Roughly bounded by Mill, Amite, Fortification and Jackson Streets near downtown, the district takes its name from Walter Farish, a former slave who settled on the northeast corner of Davis and Farish Streets. Farish Street is one of the few Historically Black Districts listed on the National Register, built by former slaves. Like similar districts in Richmond, Atlanta and Memphis, it was once the center of political, religious, economic, educational and entertainment activities, as you notice by the inclusion of Alamo Theater.
Black professionals and craftsmen built, managed and dwelled in nearly 700 buildings in the district. Most were built between 1890-1930. Notable structures in the district include 229 East Church Street, the former home of Dr. Sidney D. Redmond, a wealthy physician and businessman. Redmond was president of American Trust and Savings Bank established in 1904. There is evidence that he understood the art of economics for political leverage as well, by acquiring stock in the power & light company and owning stock in three European American-owned banks.
When one visits Farish Street Baptist Church, you can deeply sense church as both a time capsule and bridge across dramatic events in everyday black life from Slavery, Reconstruction, Jim Crow Apartheid, Civil Rights Movement and today. Unfortunately, this “Grand Dame” took many body blows when desegregation gains from the Civil Rights Movement opened housing doors around the metro area.With high-level help, Farish Street District is returning to vibrancy, while honoring its history.
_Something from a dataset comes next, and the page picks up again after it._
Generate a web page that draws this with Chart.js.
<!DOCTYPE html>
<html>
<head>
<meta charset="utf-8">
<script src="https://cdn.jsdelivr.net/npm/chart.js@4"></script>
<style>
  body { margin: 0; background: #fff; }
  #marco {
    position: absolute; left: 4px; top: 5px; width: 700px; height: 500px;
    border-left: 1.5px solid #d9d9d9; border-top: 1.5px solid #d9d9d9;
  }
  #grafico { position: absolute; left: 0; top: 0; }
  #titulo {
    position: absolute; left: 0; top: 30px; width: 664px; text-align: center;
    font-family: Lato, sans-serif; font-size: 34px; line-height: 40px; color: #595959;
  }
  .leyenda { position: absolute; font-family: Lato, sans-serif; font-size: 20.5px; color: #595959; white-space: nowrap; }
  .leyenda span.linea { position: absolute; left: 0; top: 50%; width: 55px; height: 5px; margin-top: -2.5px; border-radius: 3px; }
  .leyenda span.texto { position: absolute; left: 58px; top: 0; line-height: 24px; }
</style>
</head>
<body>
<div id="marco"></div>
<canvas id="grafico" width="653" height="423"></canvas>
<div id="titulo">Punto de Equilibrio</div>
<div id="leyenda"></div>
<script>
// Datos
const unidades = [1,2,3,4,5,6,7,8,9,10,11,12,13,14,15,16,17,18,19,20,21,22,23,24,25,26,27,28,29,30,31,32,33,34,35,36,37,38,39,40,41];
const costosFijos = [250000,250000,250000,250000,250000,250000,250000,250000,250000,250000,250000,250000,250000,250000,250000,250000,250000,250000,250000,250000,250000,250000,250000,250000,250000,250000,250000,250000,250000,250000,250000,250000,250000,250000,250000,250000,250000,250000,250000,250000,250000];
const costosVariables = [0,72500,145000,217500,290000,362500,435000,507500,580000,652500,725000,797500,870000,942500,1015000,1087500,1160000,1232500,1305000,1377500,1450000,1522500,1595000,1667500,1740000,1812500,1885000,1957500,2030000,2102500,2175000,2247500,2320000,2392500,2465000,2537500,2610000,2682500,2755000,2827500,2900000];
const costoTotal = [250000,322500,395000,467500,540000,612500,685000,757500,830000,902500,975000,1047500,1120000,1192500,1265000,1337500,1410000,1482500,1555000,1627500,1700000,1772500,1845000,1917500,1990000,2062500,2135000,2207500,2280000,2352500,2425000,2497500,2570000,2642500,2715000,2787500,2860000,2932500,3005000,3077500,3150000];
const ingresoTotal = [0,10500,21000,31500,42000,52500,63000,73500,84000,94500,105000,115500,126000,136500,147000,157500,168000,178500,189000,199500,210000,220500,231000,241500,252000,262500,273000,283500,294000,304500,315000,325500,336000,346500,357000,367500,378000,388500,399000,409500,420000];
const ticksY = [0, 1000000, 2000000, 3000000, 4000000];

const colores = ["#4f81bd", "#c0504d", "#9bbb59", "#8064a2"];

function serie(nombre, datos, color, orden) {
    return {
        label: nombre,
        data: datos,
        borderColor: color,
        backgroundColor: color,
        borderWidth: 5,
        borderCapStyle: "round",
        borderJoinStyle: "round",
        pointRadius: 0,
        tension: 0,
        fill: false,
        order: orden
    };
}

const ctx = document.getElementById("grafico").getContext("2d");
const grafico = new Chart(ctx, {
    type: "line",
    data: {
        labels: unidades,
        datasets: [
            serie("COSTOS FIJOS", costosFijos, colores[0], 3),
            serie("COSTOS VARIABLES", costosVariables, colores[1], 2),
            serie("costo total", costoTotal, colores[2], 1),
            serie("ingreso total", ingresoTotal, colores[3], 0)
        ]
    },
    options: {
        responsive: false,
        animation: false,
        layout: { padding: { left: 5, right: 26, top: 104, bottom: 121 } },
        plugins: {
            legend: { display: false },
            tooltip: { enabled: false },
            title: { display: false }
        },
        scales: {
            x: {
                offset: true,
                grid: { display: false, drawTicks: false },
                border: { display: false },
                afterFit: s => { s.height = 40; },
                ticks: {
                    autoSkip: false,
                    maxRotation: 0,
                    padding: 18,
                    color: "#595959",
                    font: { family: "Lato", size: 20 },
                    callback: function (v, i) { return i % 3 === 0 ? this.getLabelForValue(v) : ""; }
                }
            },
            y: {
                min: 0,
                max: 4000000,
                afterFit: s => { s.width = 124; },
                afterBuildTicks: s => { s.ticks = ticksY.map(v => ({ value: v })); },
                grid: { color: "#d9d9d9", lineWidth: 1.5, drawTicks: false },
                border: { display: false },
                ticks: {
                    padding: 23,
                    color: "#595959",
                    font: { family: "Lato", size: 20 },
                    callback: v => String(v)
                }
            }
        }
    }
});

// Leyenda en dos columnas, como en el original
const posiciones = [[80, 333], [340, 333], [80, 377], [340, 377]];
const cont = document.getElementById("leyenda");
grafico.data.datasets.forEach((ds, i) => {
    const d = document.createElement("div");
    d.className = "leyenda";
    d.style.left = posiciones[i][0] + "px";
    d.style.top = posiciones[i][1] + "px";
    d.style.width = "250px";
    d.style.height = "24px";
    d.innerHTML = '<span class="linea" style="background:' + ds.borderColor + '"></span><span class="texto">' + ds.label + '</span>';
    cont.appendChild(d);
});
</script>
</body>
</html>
Via federal and state public plus private investment, many structures in the district are being renovated into affordable housing and attractive small businesses. A historic Black Hotel is in the renovation mix.
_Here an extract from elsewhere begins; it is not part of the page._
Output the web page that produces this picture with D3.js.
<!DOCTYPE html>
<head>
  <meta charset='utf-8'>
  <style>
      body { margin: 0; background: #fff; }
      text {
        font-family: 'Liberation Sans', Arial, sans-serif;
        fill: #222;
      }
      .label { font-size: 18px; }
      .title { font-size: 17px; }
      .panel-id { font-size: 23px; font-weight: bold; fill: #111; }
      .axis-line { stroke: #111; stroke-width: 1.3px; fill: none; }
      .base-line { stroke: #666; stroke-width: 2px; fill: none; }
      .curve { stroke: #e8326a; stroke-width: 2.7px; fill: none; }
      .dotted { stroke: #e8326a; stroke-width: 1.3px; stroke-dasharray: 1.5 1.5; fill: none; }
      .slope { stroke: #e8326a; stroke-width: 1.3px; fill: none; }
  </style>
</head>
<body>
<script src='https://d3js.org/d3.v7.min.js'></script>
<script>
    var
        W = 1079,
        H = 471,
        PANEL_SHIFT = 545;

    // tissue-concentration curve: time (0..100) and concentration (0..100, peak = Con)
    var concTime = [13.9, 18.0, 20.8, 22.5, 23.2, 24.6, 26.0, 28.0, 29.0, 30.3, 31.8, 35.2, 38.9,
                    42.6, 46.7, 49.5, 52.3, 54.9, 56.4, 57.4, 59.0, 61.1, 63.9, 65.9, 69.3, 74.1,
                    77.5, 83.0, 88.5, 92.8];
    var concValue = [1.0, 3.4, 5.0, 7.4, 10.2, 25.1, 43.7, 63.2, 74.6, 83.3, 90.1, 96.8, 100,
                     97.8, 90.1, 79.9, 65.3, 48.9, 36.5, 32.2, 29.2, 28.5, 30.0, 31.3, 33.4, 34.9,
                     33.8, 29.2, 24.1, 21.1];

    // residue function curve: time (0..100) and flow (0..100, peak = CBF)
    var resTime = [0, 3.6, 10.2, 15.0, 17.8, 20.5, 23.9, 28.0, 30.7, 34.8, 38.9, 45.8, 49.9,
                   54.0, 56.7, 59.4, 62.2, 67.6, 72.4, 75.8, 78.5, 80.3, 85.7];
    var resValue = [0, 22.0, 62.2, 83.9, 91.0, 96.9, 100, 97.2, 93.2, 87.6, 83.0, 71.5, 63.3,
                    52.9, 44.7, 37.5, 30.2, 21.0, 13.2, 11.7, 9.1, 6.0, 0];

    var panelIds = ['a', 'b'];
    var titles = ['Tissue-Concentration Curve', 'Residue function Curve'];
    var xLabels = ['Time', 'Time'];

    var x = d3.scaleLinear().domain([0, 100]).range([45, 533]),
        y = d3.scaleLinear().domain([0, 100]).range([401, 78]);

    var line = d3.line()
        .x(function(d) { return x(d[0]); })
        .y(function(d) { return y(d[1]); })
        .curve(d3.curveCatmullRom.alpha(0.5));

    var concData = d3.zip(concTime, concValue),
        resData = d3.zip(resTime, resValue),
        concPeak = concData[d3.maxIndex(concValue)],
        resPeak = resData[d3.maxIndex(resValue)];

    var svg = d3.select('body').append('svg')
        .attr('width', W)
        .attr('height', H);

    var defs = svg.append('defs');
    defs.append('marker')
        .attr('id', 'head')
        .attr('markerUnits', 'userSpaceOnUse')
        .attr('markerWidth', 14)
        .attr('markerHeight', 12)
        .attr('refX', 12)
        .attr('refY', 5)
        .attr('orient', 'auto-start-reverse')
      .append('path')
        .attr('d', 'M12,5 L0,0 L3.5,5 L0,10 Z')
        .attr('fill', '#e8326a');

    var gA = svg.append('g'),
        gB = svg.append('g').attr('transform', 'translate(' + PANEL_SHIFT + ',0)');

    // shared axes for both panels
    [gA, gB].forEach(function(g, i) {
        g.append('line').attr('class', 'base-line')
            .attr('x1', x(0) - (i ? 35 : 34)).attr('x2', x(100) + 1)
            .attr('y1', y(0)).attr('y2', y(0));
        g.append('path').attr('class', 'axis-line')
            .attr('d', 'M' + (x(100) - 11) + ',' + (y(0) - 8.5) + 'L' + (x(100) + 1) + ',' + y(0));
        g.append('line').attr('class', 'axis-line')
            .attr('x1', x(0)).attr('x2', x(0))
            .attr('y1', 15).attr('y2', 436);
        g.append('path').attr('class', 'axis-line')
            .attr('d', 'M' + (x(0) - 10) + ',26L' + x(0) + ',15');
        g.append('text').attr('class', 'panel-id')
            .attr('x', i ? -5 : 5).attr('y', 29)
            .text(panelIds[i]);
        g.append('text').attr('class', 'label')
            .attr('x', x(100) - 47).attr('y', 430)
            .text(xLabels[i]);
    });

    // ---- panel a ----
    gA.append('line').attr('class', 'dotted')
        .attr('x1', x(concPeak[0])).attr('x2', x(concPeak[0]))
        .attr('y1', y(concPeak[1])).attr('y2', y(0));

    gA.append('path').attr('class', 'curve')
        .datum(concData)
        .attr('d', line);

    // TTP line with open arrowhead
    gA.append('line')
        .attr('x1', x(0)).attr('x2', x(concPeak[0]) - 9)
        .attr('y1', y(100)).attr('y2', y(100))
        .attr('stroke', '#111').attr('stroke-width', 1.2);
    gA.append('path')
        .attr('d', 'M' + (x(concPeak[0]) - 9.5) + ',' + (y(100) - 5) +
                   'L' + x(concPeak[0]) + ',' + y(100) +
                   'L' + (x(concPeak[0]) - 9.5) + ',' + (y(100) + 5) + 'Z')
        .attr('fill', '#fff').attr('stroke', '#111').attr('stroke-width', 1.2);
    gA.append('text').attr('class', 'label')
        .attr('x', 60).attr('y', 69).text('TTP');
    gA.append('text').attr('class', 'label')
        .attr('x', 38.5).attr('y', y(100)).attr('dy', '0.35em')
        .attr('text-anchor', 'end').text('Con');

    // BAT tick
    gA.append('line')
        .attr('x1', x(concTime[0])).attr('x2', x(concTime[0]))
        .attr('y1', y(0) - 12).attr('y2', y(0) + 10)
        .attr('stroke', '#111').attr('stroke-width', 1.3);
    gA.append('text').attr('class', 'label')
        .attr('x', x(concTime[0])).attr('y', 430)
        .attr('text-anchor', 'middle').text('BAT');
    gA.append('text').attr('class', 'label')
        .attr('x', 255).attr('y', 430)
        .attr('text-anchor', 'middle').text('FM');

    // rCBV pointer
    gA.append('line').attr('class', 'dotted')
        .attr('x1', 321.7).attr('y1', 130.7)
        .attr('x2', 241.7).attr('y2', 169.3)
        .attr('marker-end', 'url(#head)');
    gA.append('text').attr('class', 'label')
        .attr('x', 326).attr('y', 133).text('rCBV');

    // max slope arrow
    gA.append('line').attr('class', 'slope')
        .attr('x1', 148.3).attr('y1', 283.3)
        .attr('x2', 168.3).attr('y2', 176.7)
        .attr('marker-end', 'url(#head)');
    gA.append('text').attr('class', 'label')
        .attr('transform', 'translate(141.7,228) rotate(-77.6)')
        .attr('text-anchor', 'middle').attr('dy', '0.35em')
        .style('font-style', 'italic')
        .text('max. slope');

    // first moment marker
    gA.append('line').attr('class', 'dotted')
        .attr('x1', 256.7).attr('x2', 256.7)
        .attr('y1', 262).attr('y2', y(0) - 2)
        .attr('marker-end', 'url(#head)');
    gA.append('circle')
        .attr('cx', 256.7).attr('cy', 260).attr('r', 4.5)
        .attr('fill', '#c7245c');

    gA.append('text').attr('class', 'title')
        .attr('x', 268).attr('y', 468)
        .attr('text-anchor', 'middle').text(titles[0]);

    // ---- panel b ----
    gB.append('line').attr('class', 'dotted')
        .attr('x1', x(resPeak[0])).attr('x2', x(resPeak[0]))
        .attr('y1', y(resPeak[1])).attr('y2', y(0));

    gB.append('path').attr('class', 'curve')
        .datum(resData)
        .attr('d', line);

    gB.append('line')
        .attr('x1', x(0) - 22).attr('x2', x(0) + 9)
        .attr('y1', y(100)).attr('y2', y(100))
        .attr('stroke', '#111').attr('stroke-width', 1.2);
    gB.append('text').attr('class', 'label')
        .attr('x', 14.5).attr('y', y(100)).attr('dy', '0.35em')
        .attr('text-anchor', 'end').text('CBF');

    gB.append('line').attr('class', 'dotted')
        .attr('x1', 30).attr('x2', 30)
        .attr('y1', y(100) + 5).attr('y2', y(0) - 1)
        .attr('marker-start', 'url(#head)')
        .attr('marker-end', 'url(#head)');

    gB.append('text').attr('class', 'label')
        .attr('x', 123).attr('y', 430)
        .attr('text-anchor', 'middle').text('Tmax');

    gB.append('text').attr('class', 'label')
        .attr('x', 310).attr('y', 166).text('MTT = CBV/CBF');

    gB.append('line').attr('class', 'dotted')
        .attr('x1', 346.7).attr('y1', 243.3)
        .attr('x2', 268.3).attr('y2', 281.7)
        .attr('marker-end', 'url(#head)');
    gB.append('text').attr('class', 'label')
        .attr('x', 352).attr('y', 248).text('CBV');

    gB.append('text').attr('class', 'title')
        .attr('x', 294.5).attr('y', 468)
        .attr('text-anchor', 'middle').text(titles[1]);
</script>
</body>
A second round of investment is strengthening the return of private home ownership in this historic district. For example, the Hill-Holly Building was commissioned by Thomas Hill, born during the Reconstruction Era (1865-77), became a pioneering businessman, landowner and resident of old Farish Street. He was instrumental in the community surviving the Jim Crow Era and Civil Rights Movement. This historic building currently houses the Holly foundation and several small businesses.